Bu izole bölgede arıcılık yoktu, etrafta hiç badem bahçeside yoktu. Eski bir bahçe..Bahçenin sahibi yoktu ama oğlu vardı.


 Gürhan bize bahçeyi gezdirdi, detaylı bilgiler vardı. Kendisine çok teşekkür ederiz. O kadar önemli bir iş yaptı ki aslında. Bende onun bilgilerini sizlerle paylaşmak istiyorum.

Bu bahçede yaklaşık 1000 ağaç vardı. 800 ağacı Nurlu, 2 adet erkenci dedikleri ilk çiçek açan çesit badem, diğeri için ak badem. Çember daraldı.

Çiçeklerin açma ve kapatma tarihlerini sorduk. Erkenci açıyor, çiçeği bademe dönüyor arkasından Nurlu açıyor, Nurlu açıkken Ak badem açıyor...Yani Nurlu ve Ak bademin'in çiçekleri tozlanma dönemleri açık.
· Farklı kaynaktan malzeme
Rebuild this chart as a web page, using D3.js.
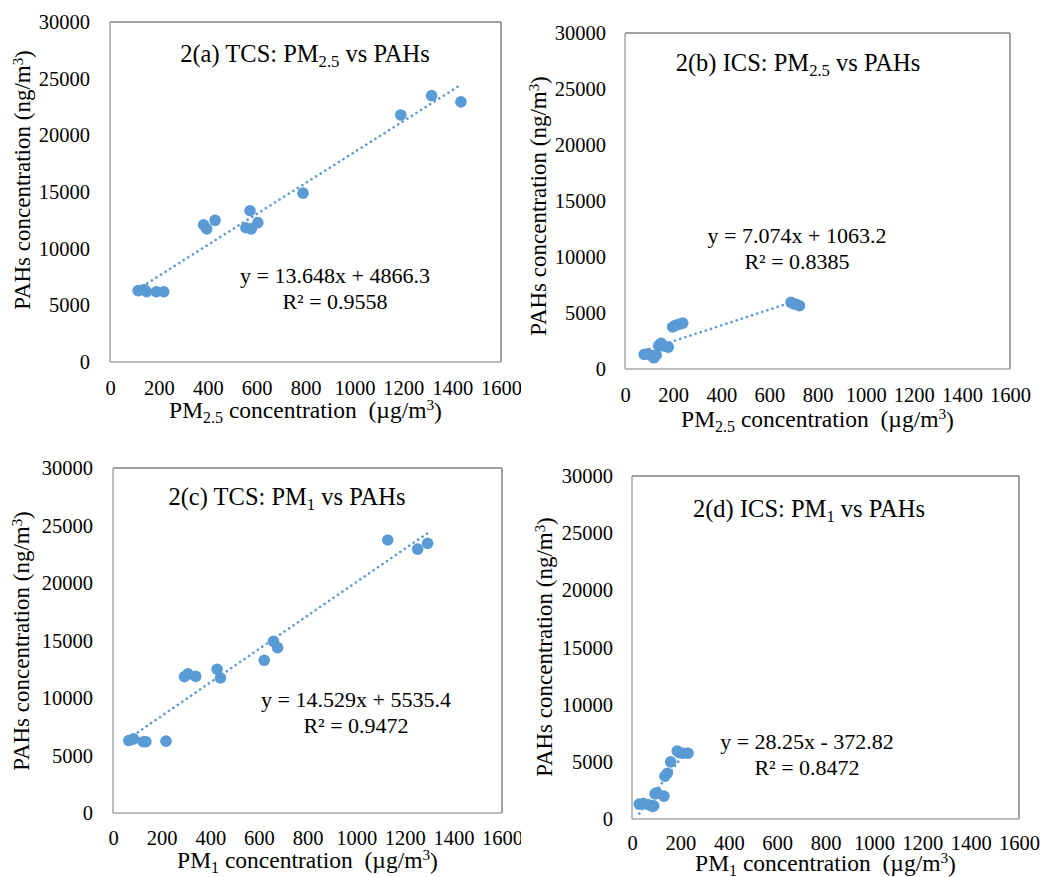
<!DOCTYPE html>
<html>
<head>
<meta charset="utf-8">
<script src="https://cdn.jsdelivr.net/npm/d3@7"></script>
<style>
  html, body { margin: 0; padding: 0; background: #fff; }
  svg { display: block; }
</style>
</head>
<body>
<svg id="chart" width="1052" height="877"></svg>
<script>
// axis ticks (shared by all four panels)
const xTicks = [0, 200, 400, 600, 800, 1000, 1200, 1400, 1600];
const yTicks = [0, 5000, 10000, 15000, 20000, 25000, 30000];

// 2(a) TCS: PM2.5 vs PAHs
const tcsPm25X = [115, 140, 150, 190, 220, 383, 396, 430, 556, 573, 578, 605, 790, 1190, 1316, 1436];
const tcsPm25Y = [6300, 6400, 6200, 6200, 6200, 12100, 11750, 12500, 11850, 13350, 11750, 12300, 14900, 21800, 23500, 22950];

// 2(b) ICS: PM2.5 vs PAHs
const icsPm25X = [80, 95, 110, 120, 130, 140, 150, 162, 180, 198, 210, 225, 240, 690, 705, 725];
const icsPm25Y = [1300, 1350, 1200, 1000, 1250, 2100, 2300, 2050, 1950, 3750, 3900, 4000, 4100, 5950, 5800, 5650];

// 2(c) TCS: PM1 vs PAHs
const tcsPm1X = [65, 85, 125, 135, 218, 294, 308, 340, 428, 442, 622, 660, 677, 1130, 1253, 1294];
const tcsPm1Y = [6300, 6450, 6200, 6200, 6250, 11850, 12100, 11880, 12500, 11750, 13280, 14930, 14380, 23740, 22950, 23450];

// 2(d) ICS: PM1 vs PAHs
const icsPm1X = [30, 48, 68, 85, 90, 95, 102, 132, 136, 146, 160, 187, 196, 212, 232];
const icsPm1Y = [1300, 1350, 1250, 1100, 1150, 2200, 2300, 2000, 3750, 4000, 5000, 5950, 5800, 5750, 5750];

// linear fits as printed on the chart
const fitSlopes = [13.648, 7.074, 14.529, 28.25];
const fitIntercepts = [4866.3, 1063.2, 5535.4, -372.82];
const fitEquations = ["y = 13.648x + 4866.3", "y = 7.074x + 1063.2", "y = 14.529x + 5535.4", "y = 28.25x - 372.82"];
const fitR2 = ["R² = 0.9558", "R² = 0.8385", "R² = 0.9472", "R² = 0.8472"];

const panelNames = ["2(a) TCS: ", "2(b) ICS: ", "2(c) TCS: ", "2(d) ICS: "];
const panelPm = ["2.5", "2.5", "1", "1"];
const panelX = [tcsPm25X, icsPm25X, tcsPm1X, icsPm1X];
const panelY = [tcsPm25Y, icsPm25Y, tcsPm1Y, icsPm1Y];

// layout of each panel in the page (pixels)
const layout = [
  { l: 110, t: 22, r: 501, b: 362, tx: 305, ty: 62, ex: 335, ey: 283, xtb: 395, xlab: 418, ylx: 30, yly: 180, ylr: 90, clip: true },
  { l: 625, t: 33, r: 1010, b: 369, tx: 798, ty: 71, ex: 797, ey: 243, xtb: 402, xlab: 427, ylx: 546, yly: 206, ylr: 606, clip: false },
  { l: 113, t: 468, r: 502, b: 813, tx: 287, ty: 505, ex: 356, ey: 707, xtb: 845, xlab: 868, ylx: 29, yly: 641, ylr: 93, clip: true },
  { l: 632, t: 476, r: 1019, b: 819, tx: 809, ty: 517, ex: 807, ey: 749, xtb: 850, xlab: 871, ylx: 552, yly: 647, ylr: 613, clip: false }
];

const blue = "#5b9bd5";
const serif = '"Liberation Serif", "Times New Roman", Times, serif';
const tickFont = 20.5;

const svg = d3.select("#chart").style("font-family", serif);
const defs = svg.append("defs");
defs.append("clipPath").attr("id", "leftHalf")
  .append("rect").attr("x", 0).attr("y", 0).attr("width", 521).attr("height", 877);

layout.forEach((p, i) => {
  const g = svg.append("g");
  if (p.clip) g.attr("clip-path", "url(#leftHalf)");

  const x = d3.scaleLinear().domain([0, 1600]).range([p.l, p.r]);
  const y = d3.scaleLinear().domain([0, 30000]).range([p.b, p.t]);

  // tick labels
  const xAxis = g.append("g")
    .attr("transform", `translate(0,${p.b})`)
    .call(d3.axisBottom(x).tickValues(xTicks).tickSize(0)
      .tickPadding(p.xtb - p.b - tickFont * 0.71).tickFormat(d3.format("d")));
  const yAxis = g.append("g")
    .attr("transform", `translate(${p.l},0)`)
    .call(d3.axisLeft(y).tickValues(yTicks).tickSize(0)
      .tickPadding(p.l - p.ylr).tickFormat(d3.format("d")));
  [xAxis, yAxis].forEach(a => {
    a.attr("font-family", null).attr("font-size", null);
    a.select(".domain").remove();
    a.selectAll("text").style("font-family", serif)
      .style("font-size", tickFont + "px").attr("fill", "#000");
  });

  // plot frame
  g.append("line").attr("x1", p.l).attr("x2", p.r).attr("y1", p.t).attr("y2", p.t)
    .attr("stroke", "#808080").attr("stroke-width", 1.5);
  g.append("line").attr("x1", p.r).attr("x2", p.r).attr("y1", p.t).attr("y2", p.b)
    .attr("stroke", "#808080").attr("stroke-width", 1.5);
  g.append("line").attr("x1", p.l).attr("x2", p.l).attr("y1", p.t).attr("y2", p.b)
    .attr("stroke", "#a6a6a6").attr("stroke-width", 1.5);
  g.append("line").attr("x1", p.l).attr("x2", p.r).attr("y1", p.b).attr("y2", p.b)
    .attr("stroke", "#a6a6a6").attr("stroke-width", 1.5);

  // points
  const pts = panelX[i].map((v, k) => [v, panelY[i][k]]);
  g.append("g").selectAll("circle")
    .data(pts)
    .join("circle")
    .attr("cx", d => x(d[0]))
    .attr("cy", d => y(d[1]))
    .attr("r", 5.8)
    .attr("fill", blue);

  // dotted trend line over the data range
  const [x0, x1] = d3.extent(panelX[i]);
  const fit = v => fitSlopes[i] * v + fitIntercepts[i];
  g.append("line")
    .attr("x1", x(x0)).attr("y1", y(fit(x0)))
    .attr("x2", x(x1)).attr("y2", y(fit(x1)))
    .attr("stroke", blue).attr("stroke-width", 2.6)
    .attr("stroke-linecap", "round")
    .attr("stroke-dasharray", "0.1 5.3");

  // panel title with subscript
  const title = g.append("text").attr("x", p.tx).attr("y", p.ty)
    .attr("text-anchor", "middle").style("font-family", serif).style("font-size", "24.5px");
  title.append("tspan").text(panelNames[i] + "PM");
  title.append("tspan").style("font-size", "68%").attr("dy", "0.3em").text(panelPm[i]);
  title.append("tspan").attr("dy", "-0.2em").text(" vs PAHs");

  // regression text
  g.append("text").attr("x", p.ex).attr("y", p.ey).attr("text-anchor", "middle")
    .style("font-family", serif).style("font-size", "22px").text(fitEquations[i]);
  g.append("text").attr("x", p.ex).attr("y", p.ey + 26).attr("text-anchor", "middle")
    .style("font-family", serif).style("font-size", "22px").text(fitR2[i]);

  // x axis title
  const xt = g.append("text").attr("x", (p.l + p.r) / 2).attr("y", p.xlab)
    .attr("text-anchor", "middle").style("font-family", serif)
    .style("font-size", "23.5px").style("white-space", "pre");
  xt.append("tspan").text("PM");
  xt.append("tspan").style("font-size", "68%").attr("dy", "0.3em").text(panelPm[i]);
  xt.append("tspan").attr("dy", "-0.2em").text(" concentration  (µg/m");
  xt.append("tspan").style("font-size", "65%").attr("dy", "-0.5em").text("3");
  xt.append("tspan").attr("dy", "0.35em").text(")");

  // y axis title
  const yt = g.append("text")
    .attr("transform", `translate(${p.ylx},${p.yly}) rotate(-90)`)
    .attr("text-anchor", "middle").style("font-family", serif).style("font-size", "23px");
  yt.append("tspan").text("PAHs concentration (ng/m");
  yt.append("tspan").style("font-size", "65%").attr("dy", "-0.5em").text("3");
  yt.append("tspan").attr("dy", "0.35em").text(")");
});
</script>
</body>
</html>
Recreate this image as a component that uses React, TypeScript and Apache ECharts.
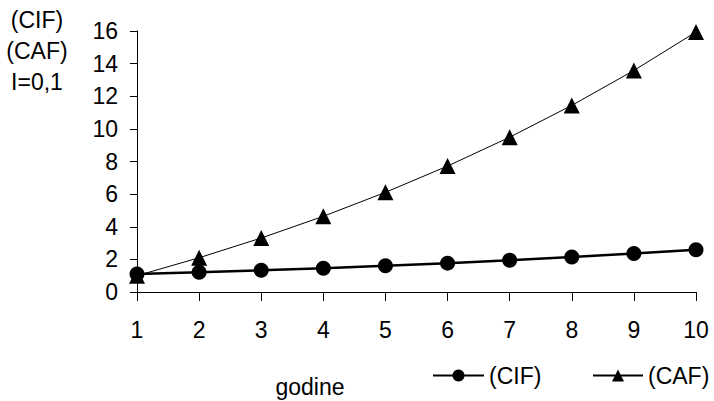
import React, { useEffect, useRef } from "react";
import * as echarts from "echarts";

const years = ["1", "2", "3", "4", "5", "6", "7", "8", "9", "10"];
const cif = [1.1, 1.21, 1.33, 1.46, 1.61, 1.77, 1.95, 2.14, 2.36, 2.59];
const caf = [1.0, 2.1, 3.31, 4.64, 6.11, 7.72, 9.49, 11.44, 13.58, 15.94];
const yTitleLines = ["(CIF)", "(CAF)", "I=0,1"];
const xTitle = "godine";

const FONT = "Liberation Sans, Arial, sans-serif";
const FS = 23;

export default function App() {
  const ref = useRef<HTMLDivElement>(null);
  useEffect(() => {
    const chart = echarts.init(ref.current!, null, { renderer: "svg" });
    const legendCommon = {
      top: 364,
      padding: 0,
      itemWidth: 51,
      itemHeight: 15,
      itemGap: 0,
      textStyle: { color: "#000", fontSize: FS, fontFamily: FONT },
    };
    chart.setOption({
      animation: false,
      backgroundColor: "#fff",
      grid: { left: 137, right: 18, top: 31, bottom: 109, containLabel: false },
      xAxis: {
        type: "category",
        data: years,
        boundaryGap: false,
        axisLine: { show: true, onZero: false, lineStyle: { color: "#000", width: 1 } },
        axisTick: { show: true, inside: false, alignWithLabel: true, length: 9, lineStyle: { color: "#000", width: 1 } },
        axisLabel: { color: "#000", fontSize: FS, fontFamily: FONT, margin: 26, interval: 0 },
        splitLine: { show: false },
      },
      yAxis: {
        type: "value",
        min: 0,
        max: 16,
        interval: 2,
        axisLine: { show: true, lineStyle: { color: "#000", width: 1 } },
        axisTick: { show: true, length: 7, lineStyle: { color: "#000" } },
        axisLabel: { color: "#000", fontSize: FS, fontFamily: FONT, margin: 19 },
        splitLine: { show: false },
      },
      legend: [
        { ...legendCommon, left: 432, data: ["(CIF)"] },
        { ...legendCommon, left: 592, itemWidth: 50, data: ["(CAF)"] },
      ],
      graphic: [
        ...yTitleLines.map((t, i) => ({
          type: "text",
          x: 37,
          y: 20 + i * 31,
          style: {
            text: t,
            fill: "#000",
            font: `${FS}px ${FONT}`,
            textAlign: "center",
            textVerticalAlign: "middle",
          },
        })),
        {
          type: "text",
          x: 310,
          y: 387,
          style: {
            text: xTitle,
            fill: "#000",
            font: `${FS}px ${FONT}`,
            textAlign: "center",
            textVerticalAlign: "middle",
          },
        },
      ],
      series: [
        {
          name: "(CIF)",
          type: "line",
          data: cif,
          symbol: "circle",
          symbolSize: 15,
          itemStyle: { color: "#000" },
          lineStyle: { color: "#000", width: 2.5 },
          z: 3,
        },
        {
          name: "(CAF)",
          type: "line",
          data: caf,
          symbol: "triangle",
          symbolSize: 16,
          itemStyle: { color: "#000" },
          lineStyle: { color: "#000", width: 1 },
          z: 2,
        },
      ],
    });
    return () => chart.dispose();
  }, []);
  return (
    <div
      ref={ref}
      style={{ position: "absolute", left: 0, top: 0, width: 714, height: 401 }}
    />
  );
}
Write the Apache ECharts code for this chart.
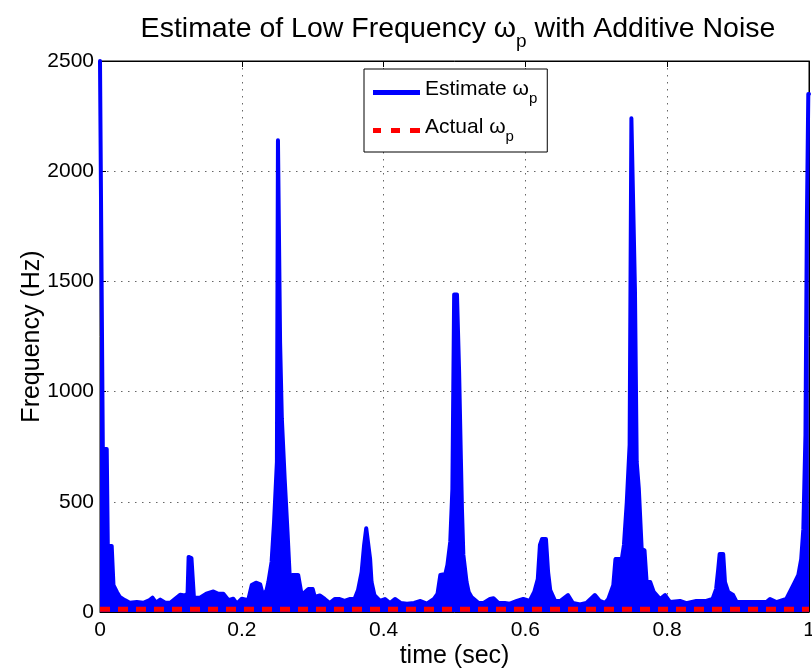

Tozlayıcının Ak badem olduğuna ama bir izole bahçe daha gezmeye karar verdik. 

Burda da sadece Nurlu ve Ak badem vardı. Bu da eski bir bahçeydi. 



Bu kadar çabuk tozlayıcıları tespit ettiğimize bizde şaşırdık ama başka bir ağaç veya delil bulamadık.. Eskiler neyi neyle dikeceğini günümüz uzmanlarında çok daha iyi biliyordu. Sonraki nesillere iletilecek yazılı bir metin yoktu, kayıt yoktu. Arkadaşımızın bahçesinde ve ileride beraber yapmayı düşündüğümüz bahçe kayıtları ileride bu konularda bölgesel bir veri oluşturacak.


Bunun üzerine arkadaşımız %80 Datça Nurlu Bademi ve %20 Datça Ak bademi aşılamaya karar verdi. Tabii ki bu konuları bilimsel kayıtlara ulaştırmak gerekli. Üniversiteler bir gün bu konularda çalışmaya karar verirse bizlerde kendilerine bilgi akışı konusunda destek oluruz.
Gördük ki, ülkemizde halkımız çok açık, yardımsever ve ileri görüşlü. Kararlar alınırken yerel halka fikri sorulsa sanırım çok daha aklı selim kararlar ve faydalı sonuçlar çıkacaktır.